1) Ammonia is produced both by fish and by microorganisms that decompose organic matter. The decomposer microorganisms are beneficial in that they are part of the group that is removing fish feces, fallen food, dead leaves etc. This group includes heterotrophic bacteria, fungi and other organisms. If these beneficial organisms (including bacteria) were not present the waste would not get broken down into plant fertilizer.
2) Ammonia is removed by microorganisms that are still being studied for ID, but seem to be in a different group of organisms called Thaumarchaeota. These are not the same as bacteria, but for aquarium keeping purposes are still referred to as beneficial bacteria. They remove ammonia, and oxidize it into nitrite. Would you rather have ammonia in the tank?
PLOS ONE: Aquarium Nitrification Revisited: Thaumarchaeota Are the Dominant Ammonia Oxidizers in Freshwater Aquarium Biofilters
3) The nitrite from AOA (Ammonia oxidizing Aechaea) is removed by organisms related to Nitrospira species of bacteria. These also are beneficial bacteria. They oxidize the nitrite into nitrate. Would you rather have nitrite in the water?
In all three of these there certainly may be more than one organism that are doing the work.

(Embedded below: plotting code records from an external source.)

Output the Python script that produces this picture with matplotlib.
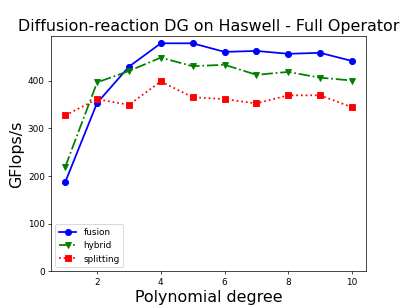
import matplotlib
matplotlib.use('Agg')
import matplotlib.pyplot as plt

degrees = [1, 2, 3, 4, 5, 6, 7, 8, 9, 10]
fusion = [187, 353, 429, 478, 478, 460, 462, 456, 458, 441]
hybrid = [219, 396, 420, 448, 430, 433, 412, 418, 406, 400]
splitting = [327, 361, 349, 398, 365, 361, 352, 369, 369, 344]

fig = plt.figure(figsize=(6.4, 4.8), dpi=63.6)
plt.plot(degrees, fusion, 'bo-', label='fusion', linewidth=2, markersize=7)
plt.plot(degrees, hybrid, 'gv-.', label='hybrid', linewidth=2, markersize=7)
plt.plot(degrees, splitting, 'rs:', label='splitting', linewidth=2, markersize=7)
plt.ylim(bottom=0)
plt.title('Diffusion-reaction DG on Haswell - Full Operator', fontsize=18)
plt.xlabel('Polynomial degree', fontsize=18)
plt.ylabel('GFlops/s', fontsize=18)
plt.legend(loc='lower left')
plt.savefig('out.png', dpi=63.6)
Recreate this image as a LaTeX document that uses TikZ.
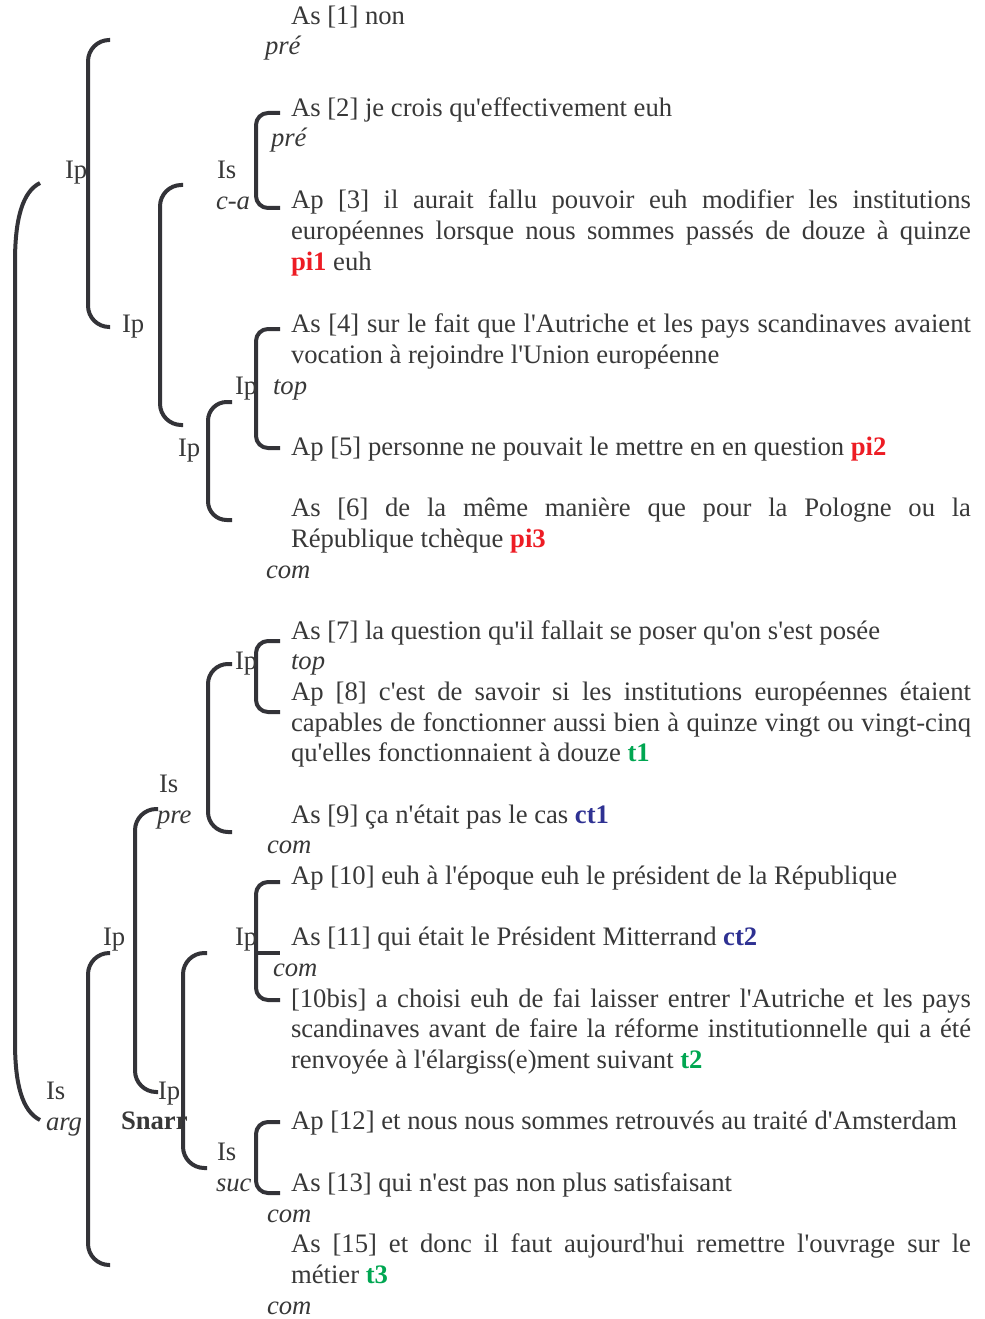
\documentclass[tikz,border=0pt]{standalone}
\usepackage{fontspec}
\setmainfont{Liberation Serif}[Ligatures=TeXOff]
\definecolor{txt}{HTML}{383838}
\definecolor{brc}{HTML}{333338}
\definecolor{pired}{HTML}{ED1C24}
\definecolor{tgreen}{HTML}{00A651}
\definecolor{ctblue}{HTML}{2E3192}
\newcommand\jl[1]{\makebox[510pt][s]{#1}}
\newcommand\rd[1]{\textcolor{pired}{\textbf{#1}}}
\newcommand\gn[1]{\textcolor{tgreen}{\textbf{#1}}}
\newcommand\bl[1]{\textcolor{ctblue}{\textbf{#1}}}
\newcommand\brkt[5]{\draw[brk, rounded corners=#5] (#2,#3) -- (#1,#3) -- (#1,#4) -- (#2,#4);}
\begin{document}
\begin{tikzpicture}[x=0.75pt,y=-0.75pt,
  every node/.style={inner sep=0pt, outer sep=0pt, text=txt, font=\fontsize{20}{24}\selectfont, anchor=base west},
  fn/.style={font=\fontsize{20}{24}\selectfont\itshape},
  brk/.style={draw=brc, line width=3pt}]
\useasboundingbox (0,0) rectangle (984,1319);
% brackets
\draw[brk] (40,183) .. controls (22,192) and (15,220) .. (15,262) -- (15,1042) .. controls (15,1084) and (22,1111) .. (40,1120);
\brkt{88}{110}{40}{327}{16pt}
\brkt{160}{183}{185}{425}{16pt}
\brkt{256}{280}{113}{208}{9pt}
\brkt{208}{232}{402}{520}{14pt}
\brkt{256}{280}{329}{448}{9pt}
\brkt{208}{232}{664}{832}{15pt}
\brkt{256}{280}{641}{712}{9pt}
\brkt{135}{158}{809}{1092}{16pt}
\brkt{256}{280}{882}{1000}{9pt}
\draw[brk] (256,953) -- (280,953);
\brkt{88}{110}{953}{1265}{16pt}
\brkt{183}{207}{953}{1168}{16pt}
\brkt{256}{280}{1122}{1193}{9pt}
% labels
\node (l1) at (65,179) {Ip};
\node (l2) at (122,332) {Ip};
\node (l3) at (217,179) {Is};
\node[fn] (l3b) at (216,210) {c-a};
\node (l4) at (235,394) {Ip};
\node (l5) at (178,456) {Ip};
\node (l6) at (235,669) {Ip};
\node (l7) at (159,792) {Is};
\node[fn] (l7b) at (157,823) {pre};
\node (l8) at (103,945) {Ip};
\node (l9) at (235,945) {Ip};
\node (l10) at (46,1099) {Is};
\node[fn] (l10b) at (46,1130) {arg};
\node (l11) at (158,1099) {Ip};
\node[font=\fontsize{20}{24}\selectfont\bfseries] (l12) at (121,1129) {Snarr};
\node (l13) at (217,1160) {Is};
\node[fn] (l13b) at (216,1191) {suc};
% text
\node (t1) at (291,25) {As [1] non};
\node[fn] (f1) at (265,55) {pré};
\node (t2) at (291,117) {As [2] je crois qu'effectivement euh};
\node[fn] (f2) at (271,147) {pré};
\node (t3a) at (291,209) {\jl{Ap [3] il aurait fallu pouvoir euh modifier les institutions}};
\node (t3b) at (291,240) {\jl{européennes lorsque nous sommes passés de douze à quinze}};
\node (t3c) at (291,271) {\rd{pi1} euh};
\node (t4a) at (291,332) {\jl{As [4] sur le fait que l'Autriche et les pays scandinaves avaient}};
\node (t4b) at (291,363) {vocation à rejoindre l'Union européenne};
\node[fn] (f4) at (273,394) {top};
\node (t5) at (291,455) {Ap [5] personne ne pouvait le mettre en en question \rd{pi2}};
\node (t6a) at (291,516) {\jl{As [6] de la même manière que pour la Pologne ou la}};
\node (t6b) at (291,547) {République tchèque \rd{pi3}};
\node[fn] (f6) at (266,578) {com};
\node (t7) at (291,639) {As [7] la question qu'il fallait se poser qu'on s'est posée};
\node[fn] (f7) at (291,669) {top};
\node (t8a) at (291,700) {\jl{Ap [8] c'est de savoir si les institutions européennes étaient}};
\node (t8b) at (291,731) {\jl{capables de fonctionner aussi bien à quinze vingt ou vingt-cinq}};
\node (t8c) at (291,761) {qu'elles fonctionnaient à douze \gn{t1}};
\node (t9) at (291,823) {As [9] ça n'était pas le cas \bl{ct1}};
\node[fn] (f9) at (267,853) {com};
\node (t10) at (291,884) {Ap [10] euh à l'époque euh le président de la République};
\node (t11) at (291,945) {As [11] qui était le Président Mitterrand \bl{ct2}};
\node[fn] (f11) at (273,976) {com};
\node (t10ba) at (291,1007) {\jl{[10bis] a choisi euh de fai laisser entrer l'Autriche et les pays}};
\node (t10bb) at (291,1037) {\jl{scandinaves avant de faire la réforme institutionnelle qui a été}};
\node (t10bc) at (291,1068) {renvoyée à l'élargiss(e)ment suivant \gn{t2}};
\node (t12) at (291,1129) {Ap [12] et nous nous sommes retrouvés au traité d'Amsterdam};
\node (t13) at (291,1191) {As [13] qui n'est pas non plus satisfaisant};
\node[fn] (f13) at (267,1222) {com};
\node (t15a) at (291,1252) {\jl{As [15] et donc il faut aujourd'hui remettre l'ouvrage sur le}};
\node (t15b) at (291,1283) {métier \gn{t3}};
\node[fn] (f15) at (267,1314) {com};
\end{tikzpicture}
\end{document}
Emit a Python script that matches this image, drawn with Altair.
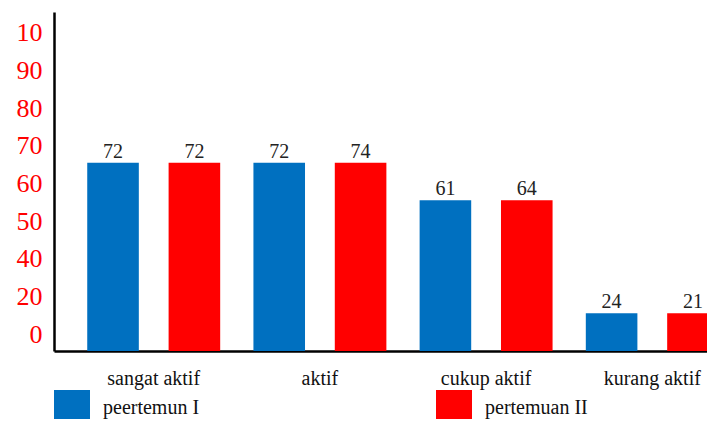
import altair as alt
import pandas as pd

categories = ["sangat aktif", "aktif", "cukup aktif", "kurang aktif"]
series = ["peertemun I", "pertemuan II"]
# bar heights (in axis-step units)
heights_I = [5, 5, 4, 1]
heights_II = [5, 5, 4, 1]
# value labels printed above bars
labels_I = ["72", "72", "61", "24"]
labels_II = ["72", "74", "64", "21"]
# y tick labels as printed
ytick_labels = ["0", "20", "40", "50", "60", "70", "80", "90", "10"]
ytick_positions = [i + 0.45 for i in range(len(ytick_labels))]
colors = ["#0070C0", "#FF0000"]

rows = []
for c, hI, hII, lI, lII in zip(categories, heights_I, heights_II, labels_I, labels_II):
    rows.append({"cat": c, "ser": series[0], "h": hI, "lab": lI})
    rows.append({"cat": c, "ser": series[1], "h": hII, "lab": lII})
df = pd.DataFrame(rows)

FONT = "Liberation Serif"
label_arr = "[" + ",".join("'%s'" % s for s in ytick_labels) + "]"

x_enc = alt.X("cat:N", sort=categories, title=None,
              scale=alt.Scale(range=[0, 698], paddingInner=0.2, paddingOuter=0.2),
              axis=alt.Axis(labelAngle=0, ticks=False, tickSize=0, domainColor="black",
                            domainWidth=2.5, labelFont=FONT, labelFontSize=20,
                            labelColor="#111", labelBaseline="alphabetic",
                            labelPadding=33, grid=False))
xoff = alt.XOffset("ser:N", sort=series,
                   scale=alt.Scale(paddingInner=0.366, paddingOuter=0))
y_enc = alt.Y("h:Q", title=None,
              scale=alt.Scale(domain=[0, 9], nice=False, zero=True),
              axis=alt.Axis(values=ytick_positions, ticks=False, tickSize=0,
                            labelExpr=label_arr + "[round(datum.value - 0.45)]",
                            labelFont=FONT, labelFontSize=26, labelColor="#FF0000",
                            labelPadding=12, domainColor="black", domainWidth=2.5,
                            grid=False, labelBaseline="middle"))

bars = alt.Chart(df).mark_bar().encode(
    x=x_enc, xOffset=xoff, y=y_enc,
    color=alt.Color("ser:N", sort=series, title=None,
                    scale=alt.Scale(domain=series, range=colors),
                    legend=alt.Legend(orient="none", legendX=0, legendY=378,
                                      direction="horizontal", symbolType="square",
                                      symbolSize=1296, symbolStrokeWidth=0,
                                      labelFont=FONT, labelFontSize=20,
                                      labelColor="#111", labelOffset=13,
                                      columnPadding=236, padding=0)),
)

texts = alt.Chart(df).mark_text(baseline="alphabetic", dy=-5, font=FONT,
                                fontSize=20, color="#222").encode(
    x=alt.X("cat:N", sort=categories), xOffset=alt.XOffset("ser:N", sort=series),
    y="h:Q", text="lab:N")

chart = (bars + texts).properties(
    width=653, height=339,
    autosize=alt.AutoSizeParams(type="none"),
    padding={"left": 46, "top": 4, "right": 0, "bottom": 68},
).configure_view(stroke=None)

chart.save("out.html", embed_options={"renderer": "svg", "actions": False})
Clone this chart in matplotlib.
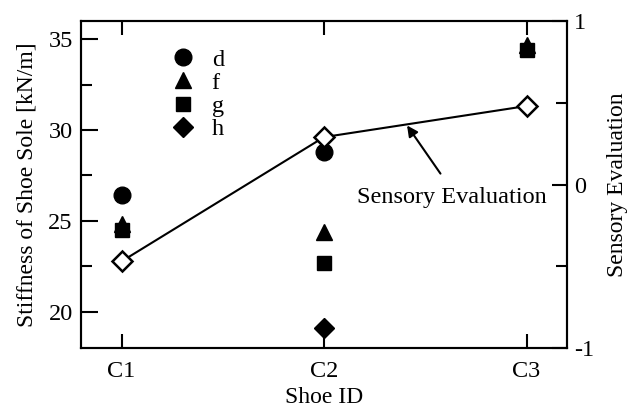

But in common terms the whole group is referred to as beneficial bacteria (even if many are not bacteria).
The organisms in points 2 and 3 grow stuck to surfaces such as biological media, sponges, substrate particles, and the surfaces of all the things in the tank such as driftwood and ceramic merpeople. They grow in a complex structure called bio film with many species of organisms. The decomposing organisms may be found with their food, the organic matter that is commonly found at the bottom of the tank, in all the nooks and crannies. Even if you did a very good job of removing as much of this debris as you can, as often as you can there will still be food for these organisms, and you will not remove them all from the tank. If you did (perhaps by sterilizing everything) more microorganisms would land in the tank and begin growing. (These are the organisms that can cloud the water, they can grow so fast). There are plenty of them living in the filter media, too, so not matter how well you clean (vacuuming out the organisms with the things they are eating) there is a good supply of them ready to eat the new waste.
The term "Cycled" has several meanings in aquarium terms, but the most common use is in the 'Nitrogen Cycle'. This is the growth of organisms in meanings 2 and 3 that remove ammonia and nitrite and turn these into nitrate. It takes time to grow these organisms, and this time is called 'Cycling the tank'.
The growth of organisms in meaning 1 above is not really called cycling, though these organisms also increase in population along with the nitrifying organisms. When a fish species is said to require an established tank, the overall concept is that the species that decompose stuff and the nitrifying group are well established and are keeping the water parameters in good, stable condition.
The opposite of 'beneficial bacteria' are the disease causing organisms. These are the 'bad bacteria' (and virus, fungi etc.)